Task material:
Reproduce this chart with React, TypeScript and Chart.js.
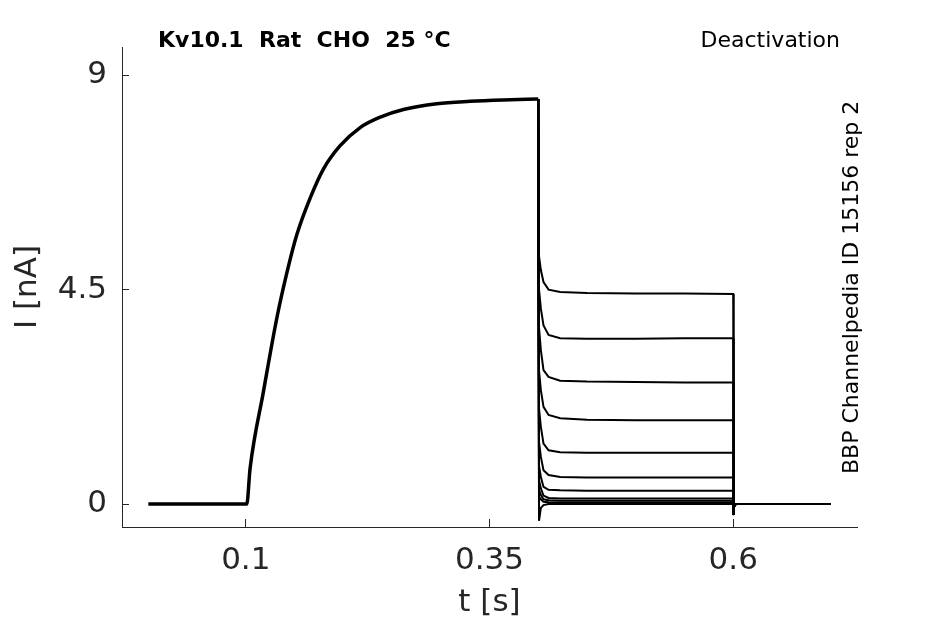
import { useEffect, useRef } from 'react';
import { Chart, registerables } from 'chart.js';

Chart.register(...registerables);

const FONT = '"DejaVu Sans", sans-serif';
const AXIS = '#262626';

const titleText = 'Kv10.1  Rat  CHO  25 °C';
const protocolText = 'Deactivation';
const sourceText = 'BBP Channelpedia ID 15156 rep 2';

const xTicks = [0.1, 0.35, 0.6];
const yTicks = [0, 4.5, 9];

// activation step, shared by every sweep (t in s, I in nA)
const actT = [0, 0.1, 0.101, 0.1044, 0.118, 0.1318, 0.1421, 0.1523, 0.166, 0.1796, 0.1968, 0.2173, 0.238, 0.2617, 0.296, 0.33, 0.364, 0.4];
const actI = [0, 0, 0, 0.75, 2.35, 3.9, 4.85, 5.65, 6.42, 7.03, 7.52, 7.9, 8.12, 8.28, 8.4, 8.45, 8.48, 8.5];

// deactivation steps, one row per sweep
const deactT = [0.4, 0.4008, 0.4027, 0.4054, 0.4106, 0.4225, 0.45, 0.5, 0.55, 0.6];
const sweep1 = [8.5, 5.2, 4.91, 4.66, 4.5, 4.45, 4.43, 4.42, 4.42, 4.41];
const sweep2 = [8.5, 4.5, 4.1, 3.75, 3.55, 3.48, 3.47, 3.47, 3.48, 3.48];
const sweep3 = [8.5, 3.7, 3.23, 2.81, 2.67, 2.59, 2.57, 2.56, 2.55, 2.55];
const sweep4 = [8.5, 2.8, 2.39, 2.04, 1.87, 1.8, 1.77, 1.76, 1.76, 1.76];
const sweep5 = [8.5, 2.0, 1.62, 1.27, 1.13, 1.09, 1.08, 1.08, 1.08, 1.08];
const sweep6 = [8.5, 1.3, 0.99, 0.71, 0.61, 0.57, 0.56, 0.56, 0.56, 0.56];
const sweep7 = [8.5, 0.8, 0.57, 0.36, 0.3, 0.29, 0.28, 0.28, 0.28, 0.28];
const sweep8 = [8.5, 0.5, 0.33, 0.18, 0.13, 0.12, 0.12, 0.12, 0.12, 0.12];
const sweep9 = [8.5, 0.3, 0.19, 0.1, 0.08, 0.07, 0.07, 0.07, 0.07, 0.07];
const sweep10 = [8.5, 0.15, 0.1, 0.05, 0.04, 0.035, 0.035, 0.035, 0.035, 0.035];
const sweep11 = [8.5, -0.35, -0.08, -0.02, 0, 0, 0, 0, 0, 0];
const sweeps = [sweep1, sweep2, sweep3, sweep4, sweep5, sweep6, sweep7, sweep8, sweep9, sweep10, sweep11];

// return to holding potential
const tailT = [0.6003, 0.6008, 0.6025, 0.61, 0.7];
const tailI = [-0.23, -0.06, 0, 0, 0];

const textPlugin = {
    id: 'textPlugin',
    afterDraw(chart: Chart) {
        const c = chart.ctx;
        c.save();
        c.fillStyle = '#000';
        c.textBaseline = 'alphabetic';
        c.font = `bold 22px ${FONT}`;
        c.textAlign = 'left';
        c.fillText(titleText, 158, 47);
        c.font = `22px ${FONT}`;
        c.textAlign = 'right';
        c.fillText(protocolText, 840, 47);
        c.translate(858, 474);
        c.rotate(-Math.PI / 2);
        c.textAlign = 'left';
        c.fillText(sourceText, 0, 0);
        c.restore();
    }
};

function TraceChart() {
    const canvasRef = useRef<HTMLCanvasElement>(null);
    const chartRef = useRef<Chart | null>(null);

    useEffect(() => {
        if (!canvasRef.current) return;
        document.body.style.margin = '0';

        const activation = actT.map((t, i) => ({ x: t, y: actI[i] }));
        const tail = tailT.map((t, i) => ({ x: t, y: tailI[i] }));

        const datasets: any[] = sweeps.map((s) => ({
            data: [...deactT.map((t, i) => ({ x: t, y: s[i] })), ...tail],
            borderColor: '#000',
            borderWidth: 2,
            showLine: true,
            pointRadius: 0,
            tension: 0,
        }));
        datasets.push({
            data: activation,
            borderColor: '#000',
            borderWidth: 3.5,
            showLine: true,
            pointRadius: 0,
            cubicInterpolationMode: 'monotone',
        });

        chartRef.current = new Chart(canvasRef.current, {
            type: 'scatter',
            data: { datasets },
            options: {
                animation: false,
                responsive: false,
                layout: { padding: { left: 0, top: 47, right: 88, bottom: 0 } },
                plugins: {
                    legend: { display: false },
                    title: { display: false },
                    tooltip: { enabled: false },
                },
                scales: {
                    x: {
                        type: 'linear',
                        min: -0.027,
                        max: 0.727,
                        afterBuildTicks: (s: any) => { s.ticks = xTicks.map((v) => ({ value: v })); },
                        afterFit: (s: any) => { s.height = 97; },
                        ticks: {
                            callback: (v: any) => String(v),
                            font: { family: FONT, size: 31 },
                            color: AXIS,
                            padding: 23,
                            maxRotation: 0,
                            autoSkip: false,
                        },
                        grid: { drawOnChartArea: false, tickLength: -8, color: AXIS },
                        border: { color: AXIS, width: 1 },
                        title: {
                            display: true,
                            text: 't [s]',
                            font: { family: FONT, size: 31 },
                            color: AXIS,
                            padding: { top: 0, bottom: 2 },
                        },
                    },
                    y: {
                        type: 'linear',
                        min: -0.48,
                        max: 9.59,
                        afterBuildTicks: (s: any) => { s.ticks = yTicks.map((v) => ({ value: v })); },
                        afterFit: (s: any) => { s.width = 122; },
                        ticks: {
                            callback: (v: any) => String(v),
                            font: { family: FONT, size: 31 },
                            color: AXIS,
                            padding: 22,
                        },
                        grid: { drawOnChartArea: false, tickLength: -7, color: AXIS },
                        border: { color: AXIS, width: 1 },
                        title: {
                            display: true,
                            text: 'I [nA]',
                            font: { family: FONT, size: 31 },
                            color: AXIS,
                            padding: { top: 9, bottom: 0 },
                        },
                    },
                },
            },
            plugins: [textPlugin],
        });

        return () => {
            if (chartRef.current) {
                chartRef.current.destroy();
                chartRef.current = null;
            }
        };
    }, []);

    return <canvas ref={canvasRef} width={945} height={624} style={{ display: 'block' }} />;
}

export default function App() {
    return <TraceChart />;
}
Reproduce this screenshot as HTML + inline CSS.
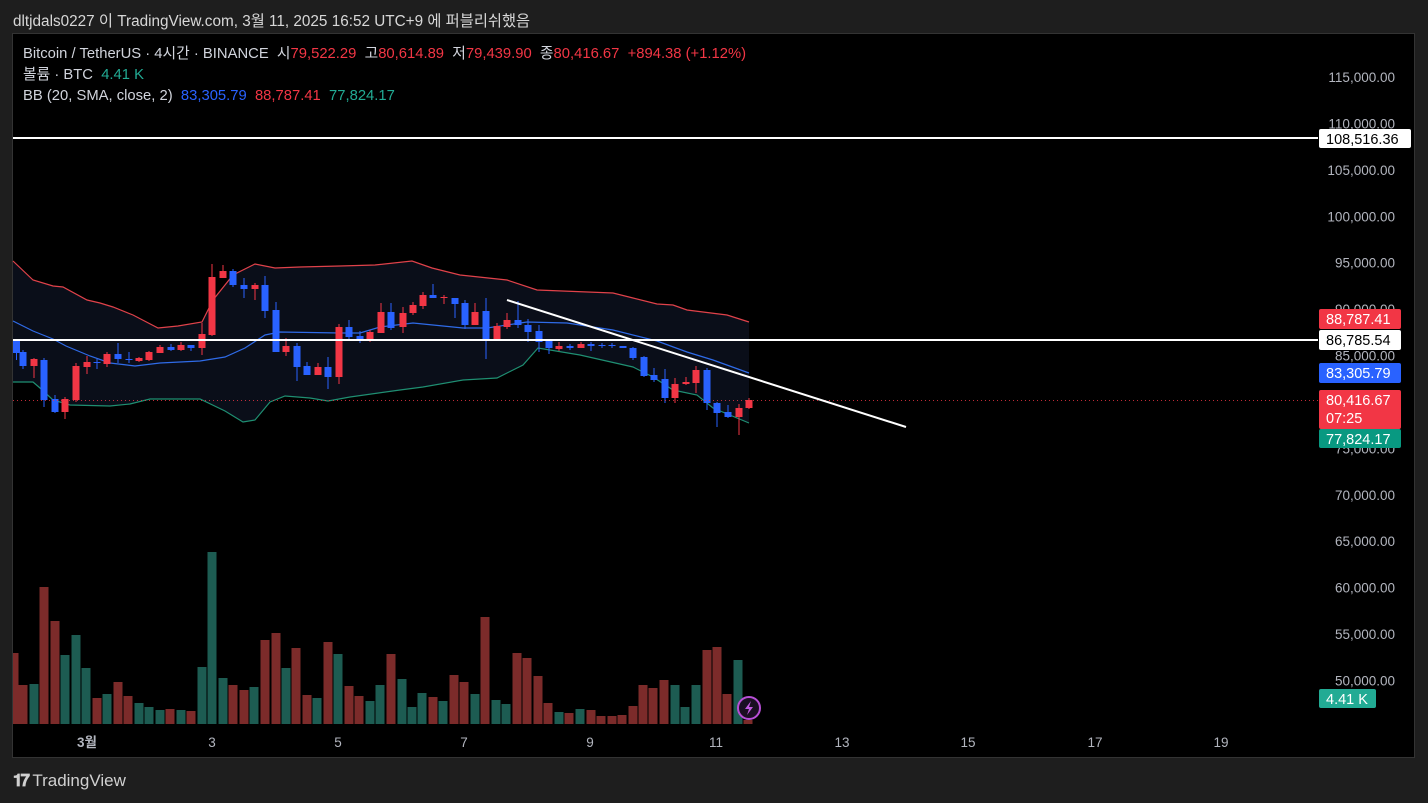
<!DOCTYPE html>
<html><head><meta charset="utf-8"><style>
body{margin:0;background:#1e1e1e;width:1428px;height:803px;overflow:hidden;font-family:"Liberation Sans","Noto Sans CJK KR",sans-serif;}
#top{position:absolute;left:13px;top:9px;font-size:15.3px;color:#d8d8d8;}
#chart{position:absolute;left:12px;top:33px;width:1403px;height:725px;background:#000;border:1px solid #333;box-sizing:border-box;}
.lg{position:absolute;left:23px;font-size:14.8px;line-height:18px;color:#d1d4dc;white-space:nowrap}
.r{color:#f23645}.g{color:#22ab94}.b{color:#2962ff}
#logo{position:absolute;left:13px;top:771px;font-size:17px;color:#d0d0d0;}
</style></head><body>
<div id="top">dltjdals0227 이 TradingView.com, 3월 11, 2025 16:52 UTC+9 에 퍼블리쉬했음</div>
<div id="chart"></div>
<svg id="s" width="1428" height="803" style="position:absolute;left:0;top:0" font-family="Liberation Sans, sans-serif"></svg>
<div class="lg" style="top:45px">Bitcoin / TetherUS · 4시간 · BINANCE &nbsp;시<span class="r">79,522.29</span> &nbsp;고<span class="r">80,614.89</span> &nbsp;저<span class="r">79,439.90</span> &nbsp;종<span class="r">80,416.67</span> &nbsp;<span class="r">+894.38 (+1.12%)</span></div>
<div class="lg" style="top:66px">볼륨 · BTC &nbsp;<span class="g">4.41 K</span></div>
<div class="lg" style="top:87px">BB (20, SMA, close, 2) &nbsp;<span class="b">83,305.79</span> &nbsp;<span class="r">88,787.41</span> &nbsp;<span class="g">77,824.17</span></div>
<div id="logo"><b style="letter-spacing:-2px">𝟏𝟕</b> TradingView</div>
<script>
var s=document.getElementById('s'),h='';
function y(p){return 77+(115000-p)*0.009284;}
var up=[[13,261],[33,280],[53,286],[63,287],[87,300],[100,303],[113,307],[133,315],[158,328],[178,326],[202,322],[213,300],[233,275],[255,264],[275,268],[300,267],[340,266],[375,265],[412,261],[432,268],[460,275],[507,280],[537,290],[613,293],[633,298],[657,304],[673,305],[687,310],[727,315],[749,322]];
var mid=[[13,321],[33,331],[53,339],[66,346],[90,356],[110,363],[135,366],[160,363],[200,361],[225,357],[245,348],[265,335],[280,332],[340,333],[360,333],[380,327],[413,323],[463,328],[487,328],[527,322],[567,323],[613,330],[657,341],[687,352],[713,360],[749,373]];
var lo=[[13,382],[33,382],[40,388],[53,400],[70,405],[110,406],[130,404],[150,399],[200,399],[225,411],[243,422],[255,420],[270,402],[285,396],[310,398],[328,401],[350,397],[400,390],[423,387],[463,380],[497,378],[523,365],[538,348],[580,355],[633,367],[653,377],[673,390],[697,395],[713,408],[749,423]];
function pl(a){return a.map(function(p){return p.join(',')}).join(' ');}
h+='<polygon points="'+pl(up)+' '+pl(lo.slice().reverse())+'" fill="#0a0e19"/>';
for(var p=115000;p>=50000;p-=5000){h+='<text x="1395" y="'+(y(p)+5)+'" fill="#b2b5be" font-size="13.5" text-anchor="end">'+p.toLocaleString('en-US')+'.00</text>';}
var vol=[[14,653,0],[23,685,0],[34,684,1],[44,587,0],[55,621,0],[65,655,1],[76,635,1],[86,668,1],[97,698,0],[107,694,1],[118,682,0],[128,696,0],[139,703,1],[149,707,1],[160,710,1],[170,709,0],[181,710,1],[191,711,0],[202,667,1],[212,552,1],[223,678,1],[233,685,0],[244,690,0],[254,687,1],[265,640,0],[276,633,0],[286,668,1],[296,648,0],[307,695,0],[317,698,1],[328,642,0],[338,654,1],[349,686,0],[359,696,0],[370,701,1],[380,685,1],[391,654,0],[402,679,1],[412,707,1],[422,693,1],[433,697,0],[443,701,1],[454,675,0],[464,682,0],[475,694,1],[485,617,0],[496,700,1],[506,704,1],[517,653,0],[527,658,0],[538,676,0],[548,703,0],[559,712,1],[569,713,0],[580,709,1],[591,710,0],[601,716,0],[612,716,0],[622,715,0],[633,706,0],[643,685,0],[653,688,0],[664,680,0],[675,685,1],[685,707,1],[696,685,1],[707,650,0],[717,647,0],[727,694,0],[738,660,1],[748,720,0]];
vol.forEach(function(v){var x0=Math.max(13,v[0]-4.5),x1=v[0]+4.5;h+='<rect x="'+x0+'" y="'+v[1]+'" width="'+(x1-x0)+'" height="'+(724-v[1])+'" fill="'+(v[2]?'#1d5c52':'#7c2b2a')+'"/>';});
h+='<polyline points="'+pl(up)+'" fill="none" stroke="#e0424a" stroke-width="1.2"/>';
h+='<polyline points="'+pl(mid)+'" fill="none" stroke="#2f6be8" stroke-width="1.2"/>';
h+='<polyline points="'+pl(lo)+'" fill="none" stroke="#1f8f72" stroke-width="1.2"/>';
var c=[[14,0,340,353,340,360],[23,0,352,366,350,369],[34,1,359,366,358,378],[44,0,360,400,358,407],[55,0,399,412,395,413],[65,1,399,412,397,419],[76,1,366,400,363,402],[87,1,362,367,356,374],[97,0,362,363,359,369],[107,1,354,364,352,367],[118,0,354,359,343,363],[129,0,359,360,352,363],[139,1,358,361,357,362],[149,1,352,360,351,361],[160,1,347,353,345,353],[171,0,347,350,344,351],[181,1,345,350,342,351],[191,0,345,348,345,351],[202,1,334,348,323,355],[212,1,277,335,264,336],[223,1,271,278,265,278],[233,0,271,285,269,287],[244,0,285,289,278,298],[255,1,285,289,283,300],[265,0,285,311,276,318],[276,0,310,352,302,352],[286,1,346,352,338,356],[297,0,346,367,343,381],[307,0,366,375,362,375],[318,1,367,375,363,375],[328,0,367,377,357,389],[339,1,327,377,324,384],[349,0,327,337,320,341],[360,0,336,341,331,343],[370,1,332,340,330,342],[381,1,312,333,303,333],[391,0,312,328,303,330],[403,1,313,327,307,333],[413,1,305,313,302,315],[423,1,295,306,292,309],[433,0,295,298,284,298],[444,1,297,298,295,304],[455,0,298,304,298,318],[465,0,303,325,300,329],[475,1,312,325,303,325],[486,0,311,339,298,359],[497,1,326,339,323,340],[507,1,320,327,313,329],[518,0,320,325,301,328],[528,0,325,332,319,342],[539,0,331,342,325,352],[549,0,340,348,339,354],[559,1,346,349,342,351],[570,0,346,348,344,350],[581,1,344,348,342,348],[591,0,344,346,342,351],[602,0,345,346,343,348],[612,0,345,346,343,348],[623,0,346,348,346,348],[633,0,348,358,347,360],[644,0,357,376,356,377],[654,0,375,380,368,382],[665,0,379,398,369,403],[675,1,384,398,378,403],[686,1,382,384,377,385],[696,1,370,383,366,393],[707,0,370,403,368,410],[717,0,403,413,402,427],[728,0,412,417,405,418],[739,1,408,417,404,435],[749,1,400,408,398,409]];
c.forEach(function(k){var col=k[1]?'#f23645':'#2962ff';var x=Math.max(k[0],16.5);
h+='<line x1="'+x+'" y1="'+k[4]+'" x2="'+x+'" y2="'+k[5]+'" stroke="'+col+'" stroke-width="1"/>';
h+='<rect x="'+(x-3.5)+'" y="'+k[2]+'" width="7" height="'+Math.max(1,k[3]-k[2])+'" fill="'+col+'"/>';});
h+='<line x1="13" y1="400.5" x2="1318" y2="400.5" stroke="#f23645" stroke-width="1" stroke-dasharray="1,3" opacity="0.8"/>';
h+='<line x1="13" y1="138" x2="1318" y2="138" stroke="#fff" stroke-width="2"/>';
h+='<line x1="13" y1="340" x2="1318" y2="340" stroke="#fff" stroke-width="2"/>';
h+='<line x1="507" y1="300" x2="906" y2="427" stroke="#fff" stroke-width="2"/>';
function lab(yy,hh,bg,fg,t,w){h+='<rect x="1319" y="'+yy+'" width="'+(w||82)+'" height="'+hh+'" rx="2" fill="'+bg+'"/>';h+='<text x="1326" y="'+(yy+15)+'" fill="'+fg+'" font-size="14.5">'+t+'</text>';}
lab(129,19,'#fff','#000','108,516.36',92);
lab(309,20,'#f23645','#fff','88,787.41');
lab(330,20,'#fff','#000','86,785.54');
lab(363,20,'#2962ff','#fff','83,305.79');
lab(390,39,'#f23645','#fff','80,416.67');
h+='<text x="1326" y="423" fill="#fff" font-size="14.5">07:25</text>';
lab(429,19,'#089981','#fff','77,824.17');
lab(689,19,'#22ab94','#fff','4.41 K',57);
h+='<circle cx="749" cy="708" r="11" fill="#1a0f22" stroke="#b84fd6" stroke-width="2"/><path d="M751,701 L745,709 L749,709 L747,715 L753,707 L749,707 Z" fill="#c25be0"/>';
[['3월',87],['3',212],['5',338],['7',464],['9',590],['11',716],['13',842],['15',968],['17',1095],['19',1221]].forEach(function(t){h+='<text x="'+t[1]+'" y="747" fill="#b2b5be" font-size="13.5" text-anchor="middle" font-family="Liberation Sans, Noto Sans CJK KR, sans-serif" '+(t[0]=='3월'?'font-weight="bold"':'')+'>'+t[0]+'</text>';});
s.innerHTML=h;
</script>
</body></html>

Task statement:
Return the material line for line, from its beginning to the line that contains "8.45, 8.48, 8.5];", with the pictures left out.

Result of the task:
Reproduce this chart with React, TypeScript and Chart.js.
import { useEffect, useRef } from 'react';
import { Chart, registerables } from 'chart.js';

Chart.register(...registerables);

const FONT = '"DejaVu Sans", sans-serif';
const AXIS = '#262626';

const titleText = 'Kv10.1  Rat  CHO  25 °C';
const protocolText = 'Deactivation';
const sourceText = 'BBP Channelpedia ID 15156 rep 2';

const xTicks = [0.1, 0.35, 0.6];
const yTicks = [0, 4.5, 9];

// activation step, shared by every sweep (t in s, I in nA)
const actT = [0, 0.1, 0.101, 0.1044, 0.118, 0.1318, 0.1421, 0.1523, 0.166, 0.1796, 0.1968, 0.2173, 0.238, 0.2617, 0.296, 0.33, 0.364, 0.4];
const actI = [0, 0, 0, 0.75, 2.35, 3.9, 4.85, 5.65, 6.42, 7.03, 7.52, 7.9, 8.12, 8.28, 8.4, 8.45, 8.48, 8.5];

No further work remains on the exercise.